Chuck interposed, “They said the branch of the tamarind is the cure for human stupidity. Why? Because your schoolteacher whacked you with it.”
I took a swig of Coke. “So that’s where I went wrong,” I said.
When Chuck was still a kid, Las Lomas Cricket Club decided to plow up the old recreation ground and build a real cricket field. He recalled that it took four years of plowing and digging and rolling and hauling and seeding to get the field truly flat and grassed; and after that came the struggle to drain and maintain it, with limited success: the wicket, made of black earth, was very slow, and balls pitching on it were given to popping up. Trinidad is a jungle island, he reminded me. The rains are heavy and things grow almost unstoppably. Grazing animals—donkeys, cattle—have to be kept off the grass. It took work and money to fight these forces, and some of the villagers resented it. “That’s Trinidad for you,” Chuck declared darkly. “It’s just full of people against this, against that. Negativity is a national disease. I’ll tell you something true: they never call a glass half full. Really! They
always
call it half empty.”
Chuck’s father, I learned, was dead against the cricket club—so opposed to it that he wouldn’t let his two young sons set foot on the field; and so Chuck never truly played the game. Chuck remembered himself and his brother pressed against the fence at the back of his house, watching the groundsman scything the outfield on Saturday mornings, and the butterflies and ground birds going about in the cuttings, and bright creases being painted onto the black wicket, and the stumps going into the soil of the wicket, and the players taking the field, and the radiance of the players on the field, and his father dragging the two boys away from the fence and putting cutlasses in their hands and sending them off to work in the cane field—the same cane field, Chuck told me, in the shed of which he listened to the BBC for the first time: the ball-by-ball commentary on the West Indies’ tour of India. When the West Indians went to Australia under the great Frank Worrell, in 1960–61, Chuck took to sneaking out of the house in the middle of the night to join his next-door neighbor in listening to the Test match broadcasts.
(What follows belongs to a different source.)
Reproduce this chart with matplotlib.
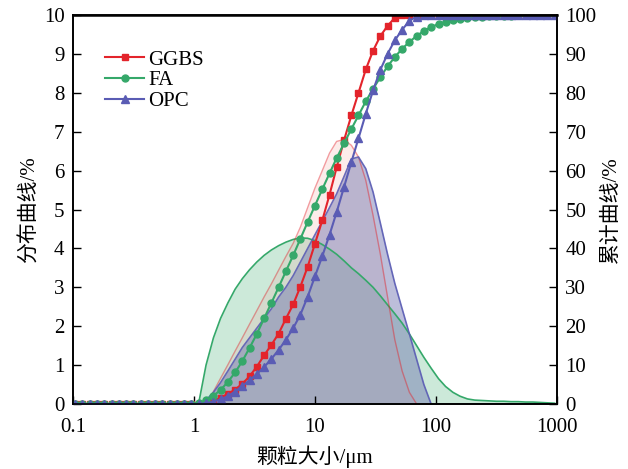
import matplotlib
matplotlib.use("Agg")
import matplotlib.pyplot as plt

plt.rcParams['font.family'] = ['Liberation Serif', 'Noto Sans CJK SC']
plt.rcParams['axes.unicode_minus'] = False

# particle size bins (um)
sizes = [0.105, 0.120, 0.138, 0.158, 0.182, 0.209, 0.240, 0.275, 0.316, 0.363,
         0.417, 0.479, 0.550, 0.631, 0.724, 0.832, 0.955,
         1.10, 1.26, 1.45, 1.66, 1.91, 2.19, 2.51, 2.88, 3.31, 3.80,
         4.37, 5.01, 5.75, 6.61, 7.59, 8.71, 10.0, 11.5, 13.2, 15.1,
         17.4, 20.0, 22.9, 26.3, 30.2, 34.7, 39.8, 45.7, 52.5, 60.3,
         69.2, 79.4, 91.2, 105, 120, 138, 158, 182, 209, 240,
         275, 316, 363, 417, 479, 550, 631, 724, 832, 955]

# distribution (%)
ggbs_dist = [0.0] * 17 + [
    0.0, 0.0, 0.32, 0.66, 1.01, 1.36, 1.70, 2.05, 2.40, 2.75,
    3.09, 3.44, 3.79, 4.13, 4.55, 5.05, 5.55, 6.0, 6.45, 6.75,
    6.8, 6.65, 6.35, 5.75, 4.85, 3.85, 2.75, 1.65, 0.85, 0.3,
    0.0] + [0.0] * 19
fa_dist = [0.0] * 17 + [
    0.05, 1.0, 1.7, 2.2, 2.6, 2.95, 3.22, 3.45, 3.65, 3.82,
    3.96, 4.07, 4.16, 4.23, 4.27, 4.26, 4.2, 4.1, 3.98, 3.85,
    3.68, 3.5, 3.35, 3.18, 3.0, 2.78, 2.55, 2.32, 2.08, 1.8,
    1.5, 1.2, 0.92, 0.65, 0.45, 0.3, 0.2, 0.13, 0.1, 0.09,
    0.08, 0.07, 0.07, 0.06, 0.06, 0.05, 0.05, 0.04, 0.03, 0.02]
opc_dist = [0.0] * 17 + [
    0.0, 0.1, 0.3, 0.55, 0.85, 1.15, 1.45, 1.7, 1.95, 2.2,
    2.45, 2.75, 3.0, 3.3, 3.65, 4.0, 4.35, 4.7, 5.05, 5.4,
    5.85, 6.3, 6.35, 6.05, 5.45, 4.65, 3.85, 3.1, 2.45, 1.8,
    1.15, 0.5, 0.0] + [0.0] * 17

# cumulative (%)
ggbs_cum = [0.0] * 17 + [
    0.0, 0.3, 0.8, 1.6, 2.6, 3.7, 5.2, 7.1, 9.6, 12.5,
    15.2, 18.1, 21.9, 25.6, 30.2, 35.3, 41.2, 47.2, 53.8, 60.8,
    67.8, 74.2, 80.0, 86.0, 90.8, 94.6, 97.2, 99.3, 100.0] + [100.0] * 21
fa_cum = [0.0] * 17 + [
    0.2, 1.0, 2.1, 3.6, 5.7, 8.1, 11.0, 14.4, 18.0, 22.0,
    26.0, 30.0, 34.1, 38.2, 42.5, 46.8, 51.0, 55.2, 59.3, 63.2,
    67.0, 70.7, 74.2, 77.8, 81.0, 84.0, 86.8, 89.2, 91.3, 93.1,
    94.6, 95.9, 96.9, 97.7, 98.3, 98.8, 99.1, 99.3, 99.5, 99.6,
    99.7, 99.75, 99.8, 99.85, 99.9, 99.9, 99.95, 100.0, 100.0, 100.0]
opc_cum = [0.0] * 17 + [
    0.0, 0.2, 0.6, 1.2, 2.0, 3.2, 4.6, 6.1, 7.7, 9.5,
    11.6, 13.9, 16.5, 19.5, 23.0, 27.6, 32.8, 38.0, 43.5, 49.3,
    55.8, 62.2, 68.3, 74.6, 80.6, 85.9, 90.0, 93.5, 96.2, 98.5,
    99.6, 100.0] + [100.0] * 18

red = '#e3242b'
green = '#35a86a'
blue = '#5a5cb4'

fig = plt.figure(figsize=(6.28, 4.69), dpi=100)
ax = fig.add_axes([0.116, 0.1386, 0.771, 0.8294])

ax.fill_between(sizes, fa_dist, color=green, alpha=0.25, lw=0)
ax.plot(sizes, fa_dist, color=green, lw=1.2)
ax.fill_between(sizes, ggbs_dist, color='#f4a09a', alpha=0.2, lw=0)
ax.plot(sizes, ggbs_dist, color=red, lw=1.0, alpha=0.45)
ax.fill_between(sizes, opc_dist, color='#6b70ad', alpha=0.45, lw=0)
ax.plot(sizes, opc_dist, color=blue, lw=1.2, alpha=0.9)

ax.set_xscale('log')
ax.set_xlim(0.1, 1000)
ax.set_ylim(0, 10)
ax.set_yticks(range(0, 11))
ax.set_xticks([0.1, 1, 10, 100, 1000])
ax.set_xticklabels(['0.1', '1', '10', '100', '1000'])
ax.xaxis.set_minor_locator(matplotlib.ticker.NullLocator())
ax.tick_params(direction='in', length=6, width=1, labelsize=15, pad=6)
ax.tick_params(axis='x', pad=10)
ax.set_xlabel('颗粒大小/μm', fontsize=15, labelpad=6)
ax.set_ylabel('分布曲线/%', fontsize=15, labelpad=3)

ax2 = ax.twinx()
ax2.plot(sizes, ggbs_cum, color=red, lw=1.5, marker='s', ms=5, label='GGBS')
ax2.plot(sizes, fa_cum, color=green, lw=1.5, marker='o', ms=5, label='FA')
ax2.plot(sizes, opc_cum, color=blue, lw=1.5, marker='^', ms=5.5, label='OPC')
ax2.set_ylim(0, 100)
ax2.set_yticks(range(0, 101, 10))
ax2.tick_params(direction='in', length=6, width=1, labelsize=15, pad=6)
ax2.set_ylabel('累计曲线/%', fontsize=15, labelpad=4)

for a in (ax, ax2):
    for s in a.spines.values():
        s.set_linewidth(1.2)
ax2.spines['top'].set_linewidth(1.8)

leg = ax2.legend(loc='upper left', bbox_to_anchor=(0.066, 0.91), frameon=False,
                 fontsize=15, handlelength=1.9, handletextpad=0.2,
                 labelspacing=0.05, borderaxespad=0, borderpad=0)

fig.savefig('out.png', dpi=100)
The eleven-year-old boy and the ancient man sat next to each other in the near-darkness, drinking coffee as the voices of the commentators, traveling in waves over the Pacific Ocean, strengthened and weakened out of a red Philips radio. You got your sense of the wider world in this way. You heard about Sydney and Calcutta and Birmingham. It was from cricket commentators like John Arlott, Chuck Ramkissoon told me, that he learned to mimic and finally perfect “grammatical English,” learned words like “injudicious” and “gorgeous” and “circumspect”: and he’d always whisper a running commentary to himself, he said, whenever he was able to escape from his father and watch a cricket game.